Provided data:
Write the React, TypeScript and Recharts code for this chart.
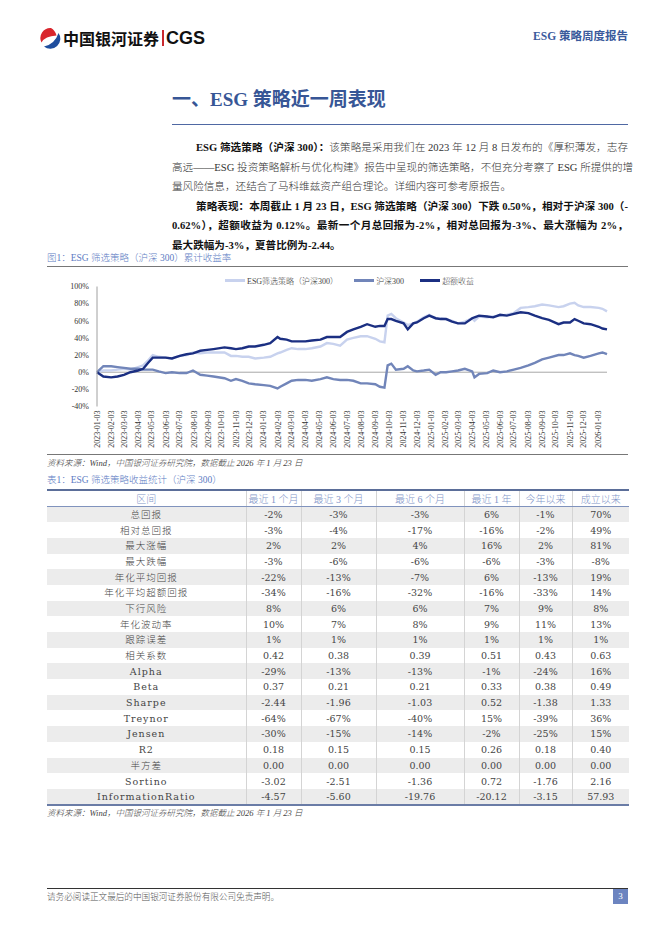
import React from "react";
import { LineChart, Line, XAxis, YAxis, ReferenceLine, Legend } from "recharts";

// 累计收益率（%），按日期读图
const dates = [
  "2023-01-03", "2023-01-17", "2023-02-03", "2023-02-17", "2023-03-03", "2023-03-17",
  "2023-04-03", "2023-04-14", "2023-04-25", "2023-05-05", "2023-05-18", "2023-06-02",
  "2023-06-16", "2023-07-03", "2023-07-18", "2023-08-01", "2023-08-17", "2023-09-01",
  "2023-09-15", "2023-10-09", "2023-10-23", "2023-11-03", "2023-11-17", "2023-12-01",
  "2023-12-15", "2024-01-03", "2024-01-17", "2024-02-02", "2024-02-08", "2024-02-22",
  "2024-03-04", "2024-03-18", "2024-04-03", "2024-04-17", "2024-05-06", "2024-05-20",
  "2024-06-03", "2024-06-18", "2024-07-03", "2024-07-17", "2024-08-02", "2024-08-16",
  "2024-09-03", "2024-09-13", "2024-09-23", "2024-09-30", "2024-10-08", "2024-10-18",
  "2024-11-04", "2024-11-13", "2024-11-25", "2024-12-03", "2024-12-18", "2024-12-30",
  "2025-01-13", "2025-01-24", "2025-02-05", "2025-02-18", "2025-03-03", "2025-03-18",
  "2025-04-03", "2025-04-08", "2025-04-18", "2025-05-06", "2025-05-19", "2025-06-03",
  "2025-06-18", "2025-07-03", "2025-07-18", "2025-08-04", "2025-08-18", "2025-09-03",
  "2025-09-18", "2025-10-09", "2025-10-20", "2025-11-03", "2025-11-13", "2025-11-21",
  "2025-12-03", "2025-12-18", "2026-01-05", "2026-01-13", "2026-01-23",
];

const esgReturn = [
  0, 2, 2, 3, 4, 3, 6, 8, 14, 20, 18, 17,
  16, 19, 20, 23, 22, 23, 23, 23, 19, 19, 18, 18,
  16, 17, 18, 22, 23, 26, 28, 27, 27, 28, 30, 34,
  33, 31, 38, 40, 42, 42, 39, 36, 35, 66, 68, 63,
  58, 55, 57, 59, 64, 67, 63, 63, 62, 60, 57, 59,
  63, 60, 65, 64, 65, 66, 67, 69, 75, 76, 77, 79,
  78, 76, 77, 80, 81, 78, 76, 76, 75, 74, 71,
];

const hs300Return = [
  0, 7, 7, 6, 5, 4, 4, 3, 3, 3, 1, -1,
  0, -1, -1, 2, -3, -4, -5, -7, -10, -8, -10, -13,
  -14, -15, -16, -19, -17, -13, -10, -9, -9, -10, -8, -6,
  -8, -9, -9, -10, -13, -13, -14, -17, -18, 8, 10, 3,
  4, 7, 2, 1, 2, 3, -3, 0, 0, 1, 2, 4,
  1, -6, -2, -1, 2, 0, 1, 3, 5, 8, 11, 15,
  17, 20, 20, 22, 20, 19, 17, 19, 22, 23, 21,
];

const excessReturn = [
  0, -5, -6, -5, -3, 0, 2, 4, 11, 17, 17, 17,
  16, 19, 21, 22, 25, 26, 27, 29, 28, 27, 28, 30,
  30, 32, 34, 41, 39, 38, 36, 36, 36, 37, 38, 41,
  41, 41, 47, 50, 53, 56, 53, 54, 54, 62, 62, 60,
  57, 50, 57, 58, 63, 66, 63, 62, 62, 59, 57, 57,
  63, 64, 66, 65, 64, 67, 66, 68, 70, 69, 66, 63,
  61, 56, 58, 58, 62, 60, 57, 56, 53, 51, 50,
];

const monthTicks = [
  "2023-01-03", "2023-02-03", "2023-03-03", "2023-04-03", "2023-05-03", "2023-06-03",
  "2023-07-03", "2023-08-03", "2023-09-03", "2023-10-03", "2023-11-03", "2023-12-03",
  "2024-01-03", "2024-02-03", "2024-03-03", "2024-04-03", "2024-05-03", "2024-06-03",
  "2024-07-03", "2024-08-03", "2024-09-03", "2024-10-03", "2024-11-03", "2024-12-03",
  "2025-01-03", "2025-02-03", "2025-03-03", "2025-04-03", "2025-05-03", "2025-06-03",
  "2025-07-03", "2025-08-03", "2025-09-03", "2025-10-03", "2025-11-03", "2025-12-03",
  "2026-01-03",
];

const yTicks = [-40, -20, 0, 20, 40, 60, 80, 100];

const seriesNames = ["ESG筛选策略（沪深300）", "沪深300", "超额收益"];

// 表1
const tableHeaders = ["区间", "最近 1 个月", "最近 3 个月", "最近 6 个月", "最近 1 年", "今年以来", "成立以来"];
const rowLabels = [
  "总回报", "相对总回报", "最大涨幅", "最大跌幅", "年化平均回报", "年化平均超额回报", "下行风险",
  "年化波动率", "跟踪误差", "相关系数", "Alpha", "Beta", "Sharpe", "Treynor", "Jensen", "R2",
  "半方差", "Sortino", "InformationRatio",
];
const last1m = ["-2%", "-3%", "2%", "-3%", "-22%", "-34%", "8%", "10%", "1%", "0.42", "-29%", "0.37", "-2.44", "-64%", "-30%", "0.18", "0.00", "-3.02", "-4.57"];
const last3m = ["-3%", "-4%", "2%", "-6%", "-13%", "-16%", "6%", "7%", "1%", "0.38", "-13%", "0.21", "-1.96", "-67%", "-15%", "0.15", "0.00", "-2.51", "-5.60"];
const last6m = ["-3%", "-17%", "4%", "-6%", "-7%", "-32%", "6%", "8%", "1%", "0.39", "-13%", "0.21", "-1.03", "-40%", "-14%", "0.15", "0.00", "-1.36", "-19.76"];
const last1y = ["6%", "-16%", "16%", "-6%", "6%", "-16%", "7%", "9%", "1%", "0.51", "-1%", "0.33", "0.52", "15%", "-2%", "0.26", "0.00", "0.72", "-20.12"];
const ytd = ["-1%", "-2%", "2%", "-3%", "-13%", "-33%", "9%", "11%", "1%", "0.43", "-24%", "0.38", "-1.38", "-39%", "-25%", "0.18", "0.00", "-1.76", "-3.15"];
const sinceInception = ["70%", "49%", "81%", "-8%", "19%", "14%", "8%", "13%", "1%", "0.63", "16%", "0.49", "1.33", "36%", "15%", "0.40", "0.00", "2.16", "57.93"];
const tableColumns = [last1m, last3m, last6m, last1y, ytd, sinceInception];
const colWidths = [199, 55, 75, 88, 55, 53, 57];

const toTime = (s: string) => Date.parse(s + "T00:00:00Z");
const fmtDate = (t: number) => new Date(t).toISOString().slice(0, 10);

const chartData = dates.map((d, i) => ({
  t: toTime(d),
  esg: esgReturn[i],
  hs300: hs300Return[i],
  excess: excessReturn[i],
}));

const SERIF = "'Liberation Serif', 'Noto Sans CJK SC', serif";
const CJK = "'Noto Sans CJK SC', sans-serif";
const CAPTION = "#5d7cc3";

const DateTick = (props: any) => {
  const { x, y, payload } = props;
  return (
    <g transform={`translate(${x},${y})`}>
      <text transform="rotate(-90)" textAnchor="end" dy="0.33em" fontSize={8} fill="#333" fontFamily={SERIF}>
        {fmtDate(payload.value)}
      </text>
    </g>
  );
};

const LegendContent = (props: any) => (
  <div style={{ display: "flex", alignItems: "center", fontSize: 8, fontFamily: SERIF, fontWeight: 300, color: "#444", whiteSpace: "nowrap" }}>
    {(props.payload || []).map((p: any) => (
      <div key={p.value} style={{ display: "flex", alignItems: "center", marginRight: 16 }}>
        <span style={{ display: "inline-block", width: 20, height: 3, background: p.color, marginRight: 2 }} />
        <span>{p.value}</span>
      </div>
    ))}
  </div>
);

const abs = (left: number, top: number, extra: React.CSSProperties = {}): React.CSSProperties => ({
  position: "absolute",
  left,
  top,
  ...extra,
});

const lineStyle = (last: boolean): React.CSSProperties => ({
  height: 19.5,
  lineHeight: "19.5px",
  whiteSpace: "nowrap",
  textAlign: "justify",
  textAlignLast: last ? "left" : "justify",
});

export default function App() {
  return (
    <div style={{ position: "absolute", left: 0, top: 0, width: 662, height: 936, background: "#fff", overflow: "hidden" }}>
      {/* 页眉 */}
      <svg style={abs(39, 27)} width={22} height={22} viewBox="0 0 22 22">
        <path d="M12 1 A10 10 0 0 0 2.5 15.5 Q6 9 17.5 8.5 Q16 3 12 1 Z" fill="#d9262d" />
        <path d="M19.5 6 A10 10 0 0 1 5 19.5 Q16 17 19.5 6 Z" fill="#1f4e9e" />
      </svg>
      <div style={abs(63, 27, { fontFamily: CJK, fontWeight: 700, fontSize: 16, lineHeight: "22px", color: "#111" })}>中国银河证券</div>
      <div style={abs(162, 30, { width: 1.5, height: 16, background: "#c9282e" })} />
      <div style={abs(166, 26, { fontFamily: "'Liberation Sans', Arial, sans-serif", fontWeight: 700, fontSize: 18, lineHeight: "24px", color: "#111" })}>CGS</div>
      <div style={abs(440, 28, { width: 188, textAlign: "right", fontFamily: SERIF, fontWeight: 700, fontSize: 11.5, lineHeight: "16px", color: "#3a5a9c" })}>ESG 策略周度报告</div>

      {/* 标题 */}
      <div style={abs(172, 88, { fontFamily: SERIF, fontWeight: 700, fontSize: 19, lineHeight: "24px", color: "#375696" })}>一、ESG 策略近一周表现</div>
      <div style={abs(172, 124, { width: 456, height: 1, background: "#4f68a3" })} />

      {/* 正文 */}
      <div style={abs(172, 138, { width: 456, fontFamily: SERIF, fontSize: 10.6, fontWeight: 300, color: "#333" })}>
        <div style={{ ...lineStyle(false), paddingLeft: 24 }}>
          <b style={{ color: "#111", fontWeight: 700 }}>ESG 筛选策略（沪深 300）：</b>该策略是采用我们在 2023 年 12 月 8 日发布的《厚积薄发，志存
        </div>
        <div style={lineStyle(false)}>高远——ESG 投资策略解析与优化构建》报告中呈现的筛选策略，不但充分考察了 ESG 所提供的增</div>
        <div style={lineStyle(true)}>量风险信息，还结合了马科维兹资产组合理论。详细内容可参考原报告。</div>
        <div style={{ ...lineStyle(false), paddingLeft: 24, fontWeight: 700, color: "#111" }}>
          策略表现：本周截止 1 月 23 日，ESG 筛选策略（沪深 300）下跌 0.50%，相对于沪深 300（-
        </div>
        <div style={{ ...lineStyle(false), fontWeight: 700, color: "#111" }}>
          0.62%），超额收益为 0.12%。最新一个月总回报为-2%，相对总回报为-3%、最大涨幅为 2%，
        </div>
        <div style={{ ...lineStyle(true), fontWeight: 700, color: "#111" }}>最大跌幅为-3%，夏普比例为-2.44。</div>
      </div>

      {/* 图1 */}
      <div style={abs(47, 251, { fontFamily: SERIF, fontSize: 9.5, fontWeight: 300, lineHeight: "14px", color: CAPTION })}>图1：ESG 筛选策略（沪深 300）累计收益率</div>
      <div style={abs(47, 266, { width: 581, height: 1, background: "#777" })} />
      <div style={abs(40, 268)}>
        <LineChart width={580} height={186} data={chartData} margin={{ top: 18.5, right: 13, bottom: 1.5, left: 0 }}>
          <XAxis
            dataKey="t"
            type="number"
            domain={[toTime(dates[0]), toTime(dates[dates.length - 1])]}
            ticks={monthTicks.map(toTime)}
            tick={<DateTick />}
            tickSize={0}
            tickMargin={4}
            axisLine={false}
            interval={0}
            height={46}
          />
          <YAxis
            domain={[-40, 100]}
            ticks={yTicks}
            tickFormatter={(v: number) => `${v}%`}
            tick={{ fontSize: 8, fill: "#333", fontFamily: SERIF }}
            tickLine={false}
            axisLine={{ stroke: "#a0a0a0" }}
            width={57}
            interval={0}
          />
          <ReferenceLine y={0} stroke="#a8a8a8" strokeWidth={1} />
          <Legend
            verticalAlign="middle"
            align="center"
            content={<LegendContent />}
            wrapperStyle={{ left: 185, top: 7, width: 320 }}
          />
          <Line type="linear" dataKey="esg" name={seriesNames[0]} stroke="#c8d2ee" strokeWidth={2.4} dot={false} isAnimationActive={false} />
          <Line type="linear" dataKey="hs300" name={seriesNames[1]} stroke="#7185b9" strokeWidth={2.4} dot={false} isAnimationActive={false} />
          <Line type="linear" dataKey="excess" name={seriesNames[2]} stroke="#1b2f82" strokeWidth={2.4} dot={false} isAnimationActive={false} />
        </LineChart>
      </div>
      <div style={abs(47, 454, { width: 581, height: 1, background: "#777" })} />
      <div style={abs(47, 456, { fontFamily: SERIF, fontStyle: "italic", fontWeight: 300, fontSize: 8.5, lineHeight: "14px", color: "#444" })}>资料来源：Wind，中国银河证券研究院，数据截止 2026 年 1 月 23 日</div>

      {/* 表1 */}
      <div style={abs(47, 473, { fontFamily: SERIF, fontSize: 9.5, fontWeight: 300, lineHeight: "14px", color: CAPTION })}>表1：ESG 筛选策略收益统计（沪深 300）</div>
      <table
        style={abs(47, 489, {
          width: 582,
          borderCollapse: "collapse",
          tableLayout: "fixed",
          fontFamily: "'DejaVu Serif', 'Noto Sans CJK SC', serif",
          fontSize: 9.5,
          fontWeight: 300,
          color: "#444",
          borderTop: "2px solid #5b6e99",
          borderBottom: "2px solid #6a7ca6",
        })}
      >
        <colgroup>
          {colWidths.map((w, i) => (
            <col key={i} style={{ width: w }} />
          ))}
        </colgroup>
        <thead>
          <tr style={{ height: 16 }}>
            {tableHeaders.map((h, i) => (
              <th
                key={h}
                style={{
                  padding: 0,
                  fontWeight: 300,
                  fontFamily: SERIF,
                  fontSize: 10,
                  color: "#7f95c9",
                  textAlign: "center",
                  borderBottom: "1.5px solid #8093bd",
                  borderLeft: i > 0 ? "1px solid #d4d4d4" : "none",
                  whiteSpace: "nowrap",
                }}
              >
                {h}
              </th>
            ))}
          </tr>
        </thead>
        <tbody>
          {rowLabels.map((label, r) => (
            <tr key={label} style={{ height: 15.7, background: r % 2 === 0 ? "#ececec" : "#fff" }}>
              <td style={{ padding: 0, textAlign: "center", letterSpacing: 1, lineHeight: "15px" }}>{label}</td>
              {tableColumns.map((col, c) => (
                <td key={c} style={{ padding: 0, textAlign: "center", borderLeft: "1px solid #d4d4d4", lineHeight: "15px" }}>
                  {col[r]}
                </td>
              ))}
            </tr>
          ))}
        </tbody>
      </table>
      <div style={abs(47, 806, { fontFamily: SERIF, fontStyle: "italic", fontWeight: 300, fontSize: 8.5, lineHeight: "14px", color: "#444" })}>资料来源：Wind，中国银河证券研究院，数据截止 2026 年 1 月 23 日</div>

      {/* 页脚 */}
      <div style={abs(47, 888, { width: 581, height: 1, background: "#333" })} />
      <div style={abs(47, 889, { fontFamily: CJK, fontWeight: 300, fontSize: 8.6, lineHeight: "14px", color: "#555" })}>请务必阅读正文最后的中国银河证券股份有限公司免责声明。</div>
      <div style={abs(613, 889, { width: 15, height: 15, background: "#6c84c0", color: "#fff", fontSize: 9, lineHeight: "15px", textAlign: "center", fontFamily: SERIF })}>3</div>
    </div>
  );
}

Task brief:
Restate each line from the start of the listing through the line bearing "YAxis, ReferenceLine, Legend" word for word. Drop the pictures.

Correct result:
Write the React, TypeScript and Recharts code for this chart.
import React from "react";
import { LineChart, Line, XAxis, YAxis, ReferenceLine, Legend } from "recharts";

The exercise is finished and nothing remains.